Affidamento condiviso del minore: la frequentazione dei genitori può non essere paritaria in presenza di serie ragioni

Katia Mascia
29 Settembre 2020

Se è vero che, in mancanza di serie ragioni ostative, la condivisione deve comportare una frequentazione dei genitori tendenzialmente paritaria, è altrettanto vero che, qualora la distanza esistente tra i luoghi di vita dei genitori imponga al minore di sopportare tempi e sacrifici di viaggio tali da comprometterne gli studi, il riposo e la vita di relazione, il giudice può individuare un assetto nella frequentazione che si discosti da questo principio tendenziale, al fine di assicurare al bambino la situazione più confacente al suo benessere e alla sua crescita armoniosa e serena.

Così ha deciso la Corte di Cassazione con l'ordinanza n. 19323/20, depositata il 17 settembre.

Una madre, collocataria del figlio minore, chiedeva alla Corte di Appello di Genova la parziale modifica delle disposizioni adottate in sede di affidamento condiviso dal giudice di primo grado, circa i tempi e i modi di permanenza del figlio presso il genitore. La Corte territoriale accoglieva le richieste della reclamante, stabilendo che il minore trascorresse con la madre fine settimana alternati e che il padre, nelle settimane in cui non aveva il bambino con sé, potesse tenerlo due giorni infrasettimanali. Respingeva, invece, il reclamo incidentale proposto dall'uomo, volto a rivedere l'obbligo di mantenimento stabilito a suo carico dal Tribunale. Questi, dunque, proponeva ricorso per Cassazione, sulla base di due motivi. La donna resisteva in giudizio con controricorso. I Giudici della legittimità, fermo restando il principio della bigenitorialità - da intendersi quale presenza comune dei genitori nella vita del figlio, idonea a garantirgli una stabile consuetudine di vita e salde relazioni affettive con entrambi - ribadiscono che, in tema di affidamento dei figli minori, il giudizio prognostico che il giudice, nell'esclusivo interesse morale e materiale della prole, deve operare circa le capacità dei genitori di crescere ed educare il figlio nella nuova situazione determinata dalla disgregazione dell'unione, va formulato tenendo conto, in base ad elementi concreti, del modo in cui i genitori hanno svolto in passato il proprio ruolo, delle rispettive capacità di relazione affettiva, attenzione, comprensione, educazione, nonché della personalità del genitore, delle sue consuetudini di vita e dell'ambiente sociale e familiare che è in grado di offrire.

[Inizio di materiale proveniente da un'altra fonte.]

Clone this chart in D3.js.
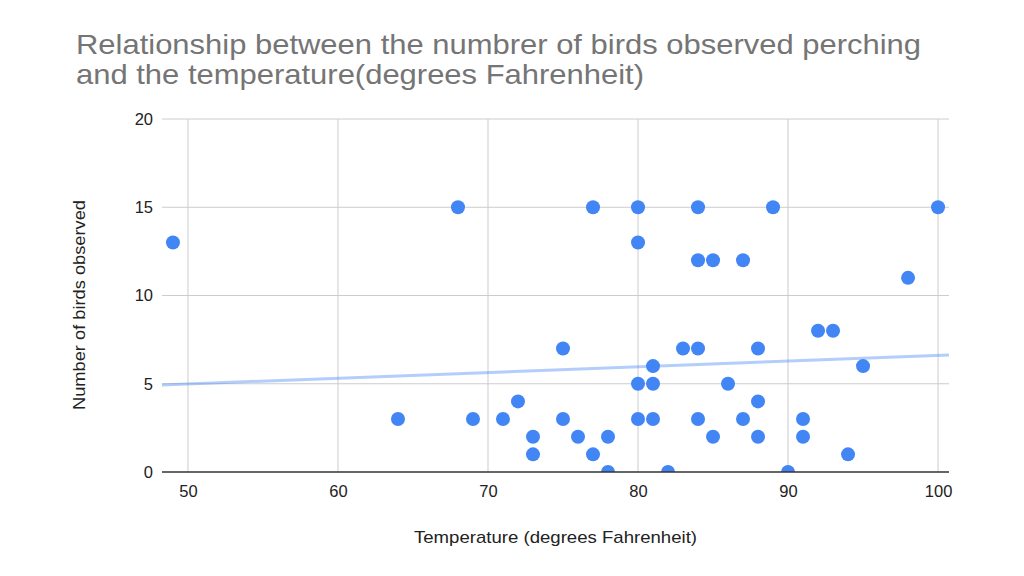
<!DOCTYPE html>
<html>
<head>
<meta charset="utf-8">
<script src="https://cdn.jsdelivr.net/npm/d3@7"></script>
<style>
  body { margin: 0; background: #fff; }
  text { font-family: Arial, "Liberation Sans", sans-serif; }
</style>
</head>
<body>
<div id="chart"></div>
<script>
// temperature (F) and birds observed perching
const temperature = [49, 64, 68, 69, 71, 72, 73, 73, 75, 75, 76, 77, 77, 78, 78,
    80, 80, 80, 80, 81, 81, 81, 82, 83, 84, 84, 84, 84, 85, 85, 86, 87, 87,
    88, 88, 88, 89, 90, 91, 91, 92, 93, 94, 95, 98, 100];
const birds = [13, 3, 15, 3, 3, 4, 2, 1, 7, 3, 2, 15, 1, 2, 0,
    15, 13, 5, 3, 6, 5, 3, 0, 7, 15, 12, 7, 3, 12, 2, 5, 12, 3,
    7, 4, 2, 15, 0, 3, 2, 8, 8, 1, 6, 11, 15];
// linear trendline as shown: [intercept, slope]
const trend = [3.37, 0.0324];
const xTicks = [50, 60, 70, 80, 90, 100];
const yTicks = [0, 5, 10, 15, 20];
const titleLines = ["Relationship between the numbrer of birds observed perching",
    "and the temperature(degrees Fahrenheit)"];

const W = 1024, H = 576;
const margin = { top: 119, right: 75, bottom: 104, left: 162 };
const width = W - margin.left - margin.right,
    height = H - margin.top - margin.bottom;

const svg = d3.select("#chart").append("svg")
    .attr("width", W)
    .attr("height", H);

// title (the original is rendered a bit wider than plain Arial)
const titleWidths = [845, 568];
const title = svg.append("g").attr("fill", "#757575").attr("font-size", 28.5);
title.selectAll("text")
    .data(titleLines)
    .enter().append("text")
    .attr("x", 76)
    .attr("y", (d, i) => 54 + i * 30)
    .attr("textLength", (d, i) => titleWidths[i])
    .attr("lengthAdjust", "spacingAndGlyphs")
    .text(d => d);

const g = svg.append("g")
    .attr("transform", "translate(" + margin.left + "," + margin.top + ")");

const x = d3.scaleLinear().domain([48.27, 100.73]).range([0, width]);
const y = d3.scaleLinear().domain([0, 20]).range([height, 0]);

// gridlines
g.append("g").selectAll("line")
    .data(yTicks.slice(1))
    .enter().append("line")
    .attr("x1", 0).attr("x2", width)
    .attr("y1", d => y(d)).attr("y2", d => y(d))
    .attr("stroke", "#cccccc");
g.append("g").selectAll("line")
    .data(xTicks)
    .enter().append("line")
    .attr("x1", d => x(d)).attr("x2", d => x(d))
    .attr("y1", 0).attr("y2", height)
    .attr("stroke", "#cccccc");

// axes (labels only)
const yAxis = g.append("g")
    .call(d3.axisLeft(y).tickValues(yTicks).tickSize(0).tickPadding(9));
const xAxis = g.append("g")
    .attr("transform", "translate(0," + height + ")")
    .call(d3.axisBottom(x).tickValues(xTicks).tickSize(0).tickPadding(13));
[xAxis, yAxis].forEach(a => {
    a.select(".domain").remove();
    a.selectAll("text")
        .attr("font-family", "Arial, 'Liberation Sans', sans-serif")
        .attr("font-size", 16.5)
        .attr("fill", "#222");
});

// clip so points on the baseline are cut like the original
g.append("defs").append("clipPath")
    .attr("id", "clip")
    .append("rect")
    .attr("x", 0).attr("y", -10)
    .attr("width", width).attr("height", height + 10);

const data = temperature.map((t, i) => ({ t: t, b: birds[i] }));
const plot = g.append("g").attr("clip-path", "url(#clip)");
const dom = x.domain();

plot.selectAll(".dot")
    .data(data)
    .enter().append("circle")
    .attr("class", "dot")
    .attr("cx", d => x(d.t))
    .attr("cy", d => y(d.b))
    .attr("r", 7)
    .attr("fill", "#4285f4");

plot.append("line")
    .attr("x1", x(dom[0])).attr("y1", y(trend[0] + trend[1] * dom[0]))
    .attr("x2", x(dom[1])).attr("y2", y(trend[0] + trend[1] * dom[1]))
    .attr("stroke", "#4285f4")
    .attr("stroke-opacity", 0.4)
    .attr("stroke-width", 3);

// baseline
g.append("line")
    .attr("x1", 0).attr("x2", width)
    .attr("y1", height).attr("y2", height)
    .attr("stroke", "#333")
    .attr("stroke-width", 1.5);

// axis titles
svg.append("text")
    .attr("x", margin.left + width / 2)
    .attr("y", 543)
    .attr("text-anchor", "middle")
    .attr("font-size", 17)
    .attr("fill", "#222")
    .attr("textLength", 283)
    .attr("lengthAdjust", "spacingAndGlyphs")
    .text("Temperature (degrees Fahrenheit)");
svg.append("text")
    .attr("transform", "translate(85,305) rotate(-90)")
    .attr("text-anchor", "middle")
    .attr("font-size", 17)
    .attr("fill", "#222")
    .attr("textLength", 210)
    .attr("lengthAdjust", "spacingAndGlyphs")
    .text("Number of birds observed");
</script>
</body>
</html>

L'affidamento condiviso, che rappresenta la scelta preferenziale in caso di disgregazione dell'unità familiare, è volto a garantire al minore un rapporto continuativo ed equilibrato con ciascuno dei genitori. L'esistenza di una mera conflittualità tra essi non preclude il ricorso a tale forma di affidamento, ma solo se si mantenga nei limiti di un tollerabile disagio per la prole, mentre giustifica l'affidamento esclusivo ove si esprima in forme tali da porre in serio pericolo l'equilibrio e lo sviluppo psico-fisico dei minori.
La Suprema Corte si richiama ad una propria recentissima pronuncia (Cass. n. 3652/2020) affermando che, in tema di affidamento condiviso del minore, la regolamentazione dei rapporti con il genitore non convivente non può avvenire sulla base di una simmetrica e paritaria ripartizione dei tempi di permanenza con entrambi i genitori, ma deve essere il risultato di una valutazione ponderata del giudice del merito che, partendo dall'esigenza di garantire al minore la situazione più confacente al suo benessere e alla sua crescita armoniosa e serena, tenga anche conto del suo diritto a una significativa e piena relazione con entrambi i genitori e del diritto di questi ultimi a una piena realizzazione della loro relazione con i figli e all'esplicazione del loro ruolo educativo. Pertanto, nell'interesse del minore e in presenza di serie ragioni il giudice può individuare un assetto nella frequentazione che assicuri al bambino la situazione più confacente al suo benessere e alla sua crescita armoniosa e serena.
Ribadisce, inoltre, che l'affidamento condiviso, essendo fondato sull'interesse esclusivo del minore, non elimina l'obbligo patrimoniale di uno dei genitori di contribuire alle sue esigenze di vita mediante la corresponsione di un assegno di mantenimento, ma non implica, come sua conseguenza automatica, che ciascun genitore debba provvedere paritariamente, in modo diretto ed autonomo, alle predette esigenze.

La Prima Sezione civile della Corte di Cassazione, con l'ordinanza in oggetto, rigetta il ricorso, condannando il ricorrente al rimborso delle spese del giudizio di legittimità in favore della controricorrente.